Roy: Would you rather have the software sooner with bugs or later without?
Manager: Sooner with bugs

Both Roy and the Manager were seeing a trade-off that does not exist.

Resetting this broken mental model, unlearning this trade off is one of the biggest challenges that faces out industry.

Read my lips: High quality software is faster to develop. Invest in quality and you will finish sooner.

This is also one of the reasons I prefer the XP approach over the Scrum approach. It is also one of the reasons I was disappointed with the “System Error” report from the UK Institute for Government last week.

The reason the report got so much attention was because it recommended the UK Government adopt Agile and Iterative development in IT projects. By the way, the report is from a think tank, it is wrong to say this report means the UK Government will adopt Agile, or that the UK Government wants to adopt Agile, it just means some “thinkers” suggest it should.

I haven’t had a chance to do anything more than skim the report yet but what struck me was the lack of discussion about quality. The report continues the belief that quality is an effect not a cause.

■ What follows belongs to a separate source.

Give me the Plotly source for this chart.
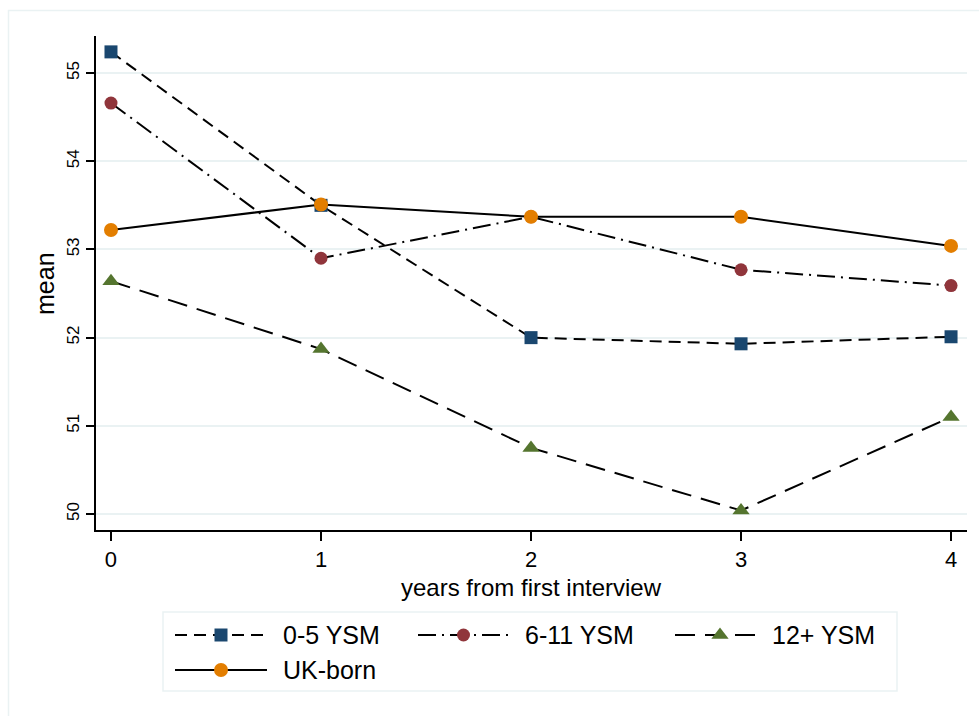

The report lays out four principles for Agile projects:

  • Modularity
  • Iterative approach
  • Responsiveness to change
  • Putting users at the core

There is one big thing missing here: Quality.

Without high quality you can’t take an iterative approach because nothing is ever finished.

Without high quality you can’t be responsive to change because nothing is deployable and over time crud builds up which slows you down.

Without quality your users will not trust you, they will not believe you have changed, and will spend a lot of their time. Pushing bad buggy software one to users is not a sign that you have put them at the core.

Leaving aside the fact that Modularity is one of the most over used and consequently meaningless words how can anything buggy be modular? Do you want to (re)use a buggy module? Bugs are side effects, not something you want in modular code.